* **WHAT TO PRODUCE**
Nothing outside the lines from the one containing "Write the Altair code for this chart." through the one containing "import pandas as pd" should be copied, and no pictures either. Copy those lines exactly.

[Dataset items]
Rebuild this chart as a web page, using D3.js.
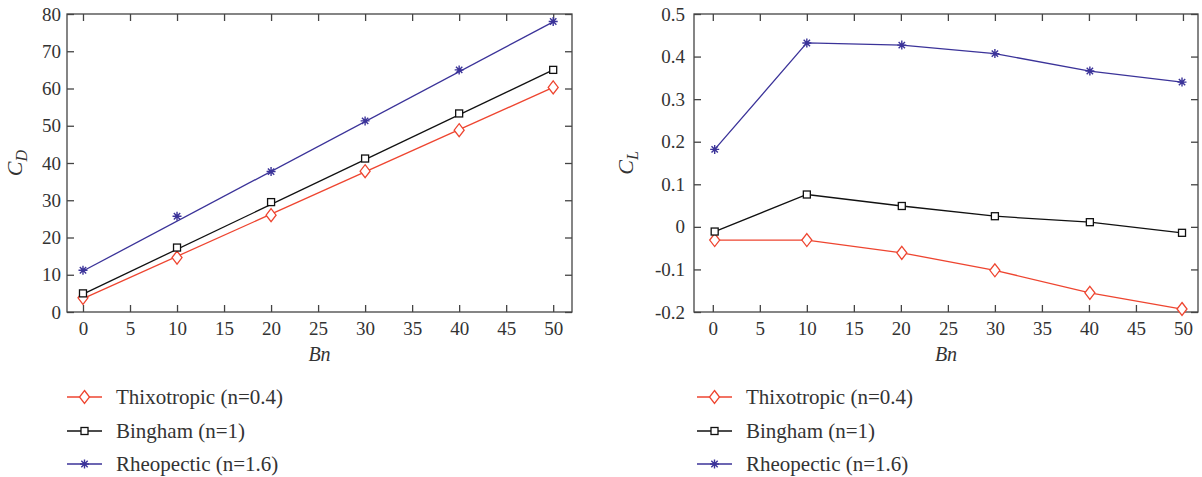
<!DOCTYPE html>
<html>
<head>
<meta charset="utf-8">
<script src="https://cdn.jsdelivr.net/npm/d3@7"></script>
<style>
body{margin:0;background:#fff;}
</style>
</head>
<body>
<div id="canvas"></div>
<script>
// data
var bn = [0, 10, 20, 30, 40, 50];
var bnR = [0.2, 10, 20.1, 30, 40.1, 49.9];

var cdThixo = [3.8, 14.6, 26.0, 37.8, 48.8, 60.3];
var cdBingham = [5.0, 17.3, 29.5, 41.2, 53.3, 65.0];
var cdRheo = [11.2, 25.7, 37.7, 51.3, 65.0, 78.0];
// fitted lines drawn in the left panel (values at Bn=0 and Bn=50)
var cdThixoFit = [3.6, 60.3];
var cdBinghamFit = [4.8, 65.0];
var cdRheoFit = [11.0, 77.9];

var clThixo = [-0.031, -0.031, -0.061, -0.102, -0.155, -0.193];
var clBingham = [-0.011, 0.076, 0.049, 0.025, 0.011, -0.014];
var clRheo = [0.182, 0.432, 0.427, 0.407, 0.366, 0.340];

var xTicks = [0, 5, 10, 15, 20, 25, 30, 35, 40, 45, 50];
var cdTicks = [0, 10, 20, 30, 40, 50, 60, 70, 80];
var clTicks = [-0.2, -0.1, 0, 0.1, 0.2, 0.3, 0.4, 0.5];
var legendNames = ["Thixotropic (n=0.4)", "Bingham (n=1)", "Rheopectic (n=1.6)"];

var colors = {thixo: "#ee4530", bingham: "#111", rheo: "#3b3399"};
var FONT = "Liberation Serif";

var svg = d3.select("#canvas").append("svg")
	.attr("width", 1202)
	.attr("height", 477);

function marker(g, type, x, y, color){
	if(type == "thixo"){
		g.append("path")
			.attr("d", "M" + x + "," + (y - 6.5) + "L" + (x + 5) + "," + y + "L" + x + "," + (y + 6.5) + "L" + (x - 5) + "," + y + "Z")
			.attr("fill", "#fff").attr("stroke", color).attr("stroke-width", 1.3);
	} else if(type == "bingham"){
		g.append("rect")
			.attr("x", x - 3.5).attr("y", y - 3.5).attr("width", 7).attr("height", 7)
			.attr("fill", "#fff").attr("stroke", color).attr("stroke-width", 1.3);
	} else {
		var r = 4.5;
		var d = "";
		[0, 45, 90, 135].forEach(function(a){
			var t = a * Math.PI / 180;
			d += "M" + (x - r * Math.cos(t)) + "," + (y - r * Math.sin(t)) + "L" + (x + r * Math.cos(t)) + "," + (y + r * Math.sin(t));
		});
		g.append("path").attr("d", d).attr("stroke", color).attr("stroke-width", 1.4);
	}
}

function panel(opt){
	var g = svg.append("g");
	var x = d3.scaleLinear().domain(opt.xDomain).range([opt.left, opt.right]);
	var y = d3.scaleLinear().domain(opt.yDomain).range([opt.bottom, opt.top]);
	var axisColor = "#444";

	// frame
	g.append("rect")
		.attr("x", opt.left).attr("y", opt.top)
		.attr("width", opt.right - opt.left).attr("height", opt.bottom - opt.top)
		.attr("fill", "none").attr("stroke", axisColor).attr("stroke-width", 1.3);

	// ticks inward, all four sides
	var bAxis = g.append("g").attr("transform", "translate(0," + opt.bottom + ")")
		.call(d3.axisBottom(x).tickValues(xTicks).tickSize(-7).tickPadding(10).tickFormat(d3.format("d")));
	var tAxis = g.append("g").attr("transform", "translate(0," + opt.top + ")")
		.call(d3.axisTop(x).tickValues(xTicks).tickSize(-7).tickFormat(""));
	var lAxis = g.append("g").attr("transform", "translate(" + opt.left + ",0)")
		.call(d3.axisLeft(y).tickValues(opt.yTicks).tickSize(-7).tickPadding(opt.yPad).tickFormat(opt.yFormat));
	var rAxis = g.append("g").attr("transform", "translate(" + opt.right + ",0)")
		.call(d3.axisRight(y).tickValues(opt.yTicks).tickSize(-7).tickFormat(""));
	[bAxis, tAxis, lAxis, rAxis].forEach(function(a){
		a.attr("font-family", FONT).attr("font-size", 19);
		a.select(".domain").remove();
		a.selectAll("line").attr("stroke", axisColor).attr("stroke-width", 1.3);
		a.selectAll("text").attr("fill", "#333");
	});

	// axis titles
	g.append("text")
		.attr("x", (opt.left + opt.right) / 2).attr("y", opt.bottom + 49)
		.attr("text-anchor", "middle")
		.attr("font-family", FONT).attr("font-size", 20).attr("font-style", "italic").attr("fill", "#333")
		.text("Bn");
	var yl = g.append("text")
		.attr("transform", "translate(" + opt.yLabelX + "," + ((opt.top + opt.bottom) / 2) + ") rotate(-90)")
		.attr("text-anchor", "middle")
		.attr("font-family", FONT).attr("font-size", 22).attr("font-style", "italic").attr("fill", "#333");
	yl.append("tspan").text("C");
	yl.append("tspan").attr("dy", 5).attr("font-size", 16).text(opt.sub);

	// series
	opt.series.forEach(function(s){
		var line = d3.line().x(function(d){ return x(d[0]); }).y(function(d){ return y(d[1]); });
		var lineData = s.fit ? [[0, s.fit[0]], [50, s.fit[1]]] : s.xs.map(function(v, i){ return [v, s.ys[i]]; });
		g.append("path").datum(lineData)
			.attr("d", line).attr("fill", "none")
			.attr("stroke", colors[s.type]).attr("stroke-width", 1.3);
		s.ys.forEach(function(v, i){
			marker(g, s.type, x(s.xs[i]), y(v), colors[s.type]);
		});
	});

	// legend
	var types = ["thixo", "bingham", "rheo"];
	types.forEach(function(t, i){
		var ly = opt.legendY[i];
		g.append("line")
			.attr("x1", opt.legendX).attr("x2", opt.legendX + 35)
			.attr("y1", ly).attr("y2", ly)
			.attr("stroke", colors[t]).attr("stroke-width", 1.3);
		marker(g, t, opt.legendX + 17.5, ly, colors[t]);
		g.append("text")
			.attr("x", opt.legendX + 49).attr("y", ly + 7)
			.attr("font-family", FONT).attr("font-size", 21).attr("fill", "#333")
			.text(legendNames[i]);
	});
}

panel({
	left: 67, right: 572, top: 14, bottom: 312,
	xDomain: [-1.7, 52], yDomain: [0, 80], yTicks: cdTicks, yPad: 6,
	yFormat: d3.format("d"), sub: "D", yLabelX: 22,
	legendX: 67, legendY: [397, 431, 464],
	series: [
		{type: "thixo", xs: bn, ys: cdThixo, fit: cdThixoFit},
		{type: "bingham", xs: bn, ys: cdBingham, fit: cdBinghamFit},
		{type: "rheo", xs: bn, ys: cdRheo, fit: cdRheoFit}
	]
});

panel({
	left: 694, right: 1198, top: 14, bottom: 312,
	xDomain: [-2, 51.6], yDomain: [-0.2, 0.5], yTicks: clTicks, yPad: 9,
	yFormat: function(d){ return d === 0 ? "0" : d3.format(".1f")(d).replace("\u2212", "-"); },
	sub: "L", yLabelX: 633,
	legendX: 697, legendY: [397, 431, 464],
	series: [
		{type: "thixo", xs: bnR, ys: clThixo},
		{type: "bingham", xs: bnR, ys: clBingham},
		{type: "rheo", xs: bnR, ys: clRheo}
	]
});
</script>
</body>
</html>
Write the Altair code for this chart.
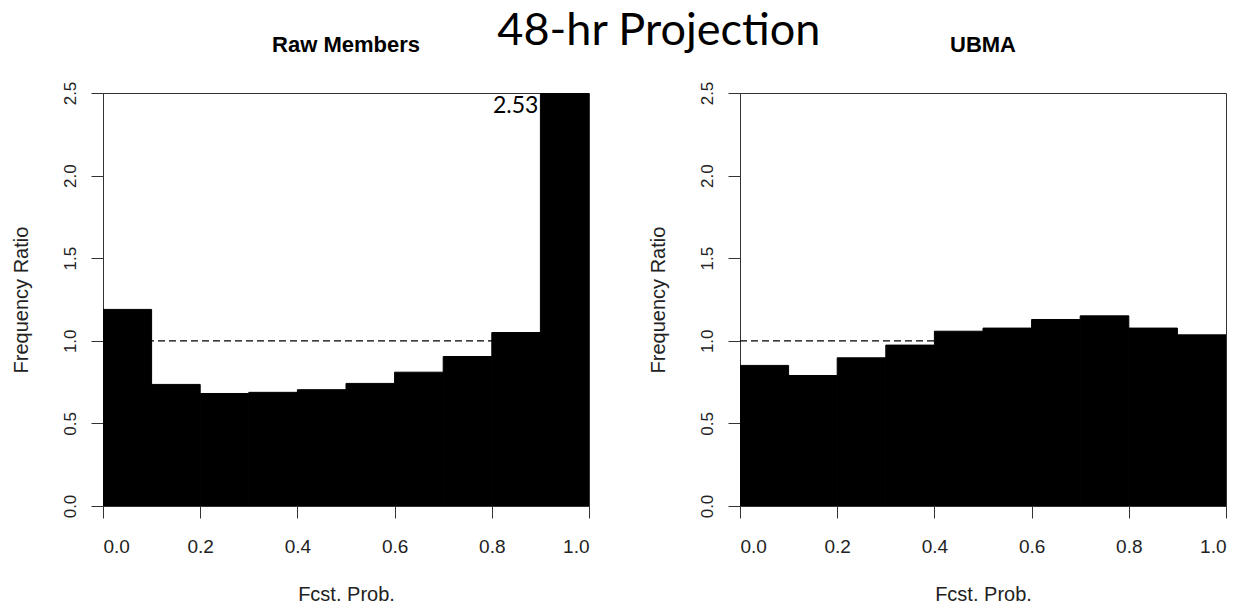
import altair as alt
import pandas as pd

# ---- data ----
bin_start = [0.0, 0.1, 0.2, 0.3, 0.4, 0.5, 0.6, 0.7, 0.8, 0.9]
bin_end = [0.1, 0.2, 0.3, 0.4, 0.5, 0.6, 0.7, 0.8, 0.9, 1.0]
raw_members = [1.19, 0.736, 0.681, 0.688, 0.704, 0.742, 0.81, 0.905, 1.05, 2.53]
ubma = [0.851, 0.79, 0.897, 0.974, 1.058, 1.077, 1.129, 1.151, 1.077, 1.036]
x_ticks = [0.0, 0.2, 0.4, 0.6, 0.8, 1.0]
y_ticks = [0.0, 0.5, 1.0, 1.5, 2.0, 2.5]
ref_level = [1.0]
panel_titles = ["Raw Members", "UBMA"]
overflow_label = ["2.53"]
overflow_x = [0.9]
overflow_y = [2.5]

W, H = 486, 413
AX = "#333333"


def panel(values, title, annotate=False):
    xscale = alt.Scale(domain=[0, 1], nice=False, zero=False)
    yscale = alt.Scale(domain=[0, 2.5], nice=False)
    xaxis = alt.Axis(values=x_ticks, format=".1f", title="Fcst. Prob.",
                     labelBaseline="middle", labelPadding=28,
                     titleX=W / 2, titleY=88, titleBaseline="middle")
    yaxis = alt.Axis(values=y_ticks, format=".1f", title="Frequency Ratio",
                     labelAngle=270, labelAlign="center", labelBaseline="middle",
                     labelPadding=21, labelFontSize=17,
                     titleX=-82, titleY=H / 2, titleAngle=270,
                     titleAlign="center", titleBaseline="middle")
    ref = pd.DataFrame({"y": ref_level, "x": [0.0], "x2": [1.0]})
    rule = alt.Chart(ref).mark_rule(strokeDash=[7, 4], color="black", strokeWidth=1.3).encode(
        x=alt.X("x:Q", scale=xscale, axis=xaxis),
        x2="x2:Q",
        y=alt.Y("y:Q", scale=yscale, axis=yaxis),
    )
    df = pd.DataFrame({"lo": bin_start, "hi": bin_end, "ratio": values, "base": [0.0] * len(values)})
    bars = alt.Chart(df).mark_rect(color="black", stroke="black", strokeWidth=1, clip=True).encode(
        x="lo:Q", x2="hi:Q", y="ratio:Q", y2="base:Q"
    )
    layers = [rule, bars]
    if annotate:
        ann = pd.DataFrame({"x": overflow_x, "y": overflow_y, "t": overflow_label})
        layers.append(
            alt.Chart(ann).mark_text(align="right", baseline="alphabetic", dx=-2, dy=20,
                                     font="Lato", fontSize=23, color="black").encode(
                x="x:Q", y="y:Q", text="t:N")
        )
    return alt.layer(*layers).properties(
        width=W, height=H,
        title=alt.TitleParams(title, font="Liberation Sans", fontSize=22, fontWeight="bold",
                              color="black", anchor="middle", frame="group",
                              baseline="alphabetic", offset=7),
    )


chart = alt.hconcat(
    panel(raw_members, panel_titles[0], annotate=True),
    panel(ubma, panel_titles[1]),
    spacing=56,
).properties(
    title=alt.TitleParams("48-hr Projection", font="Lato", fontSize=45, fontWeight="normal",
                          color="black", anchor="middle", dx=40, offset=-20),
    padding={"left": 10, "top": 8, "right": 0, "bottom": 0},
).configure_view(
    stroke=AX, strokeWidth=1
).configure_axis(
    grid=False, tickSize=12, tickColor=AX, domainColor=AX, tickWidth=1, domainWidth=1,
    labelFont="Liberation Sans", labelFontSize=19, labelColor="#222222",
    titleFont="Liberation Sans", titleFontSize=20, titleFontWeight="normal", titleColor="#222222",
)

chart.save("out.html", embed_options={"renderer": "svg", "actions": False})
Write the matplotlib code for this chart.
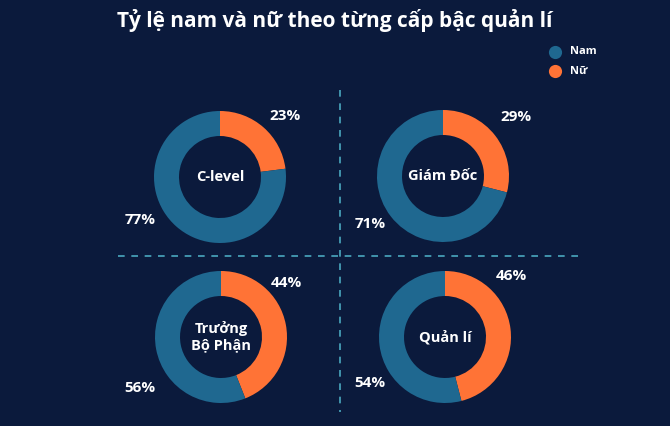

* **RESPONSE**
Write the Altair code for this chart.
import altair as alt
import pandas as pd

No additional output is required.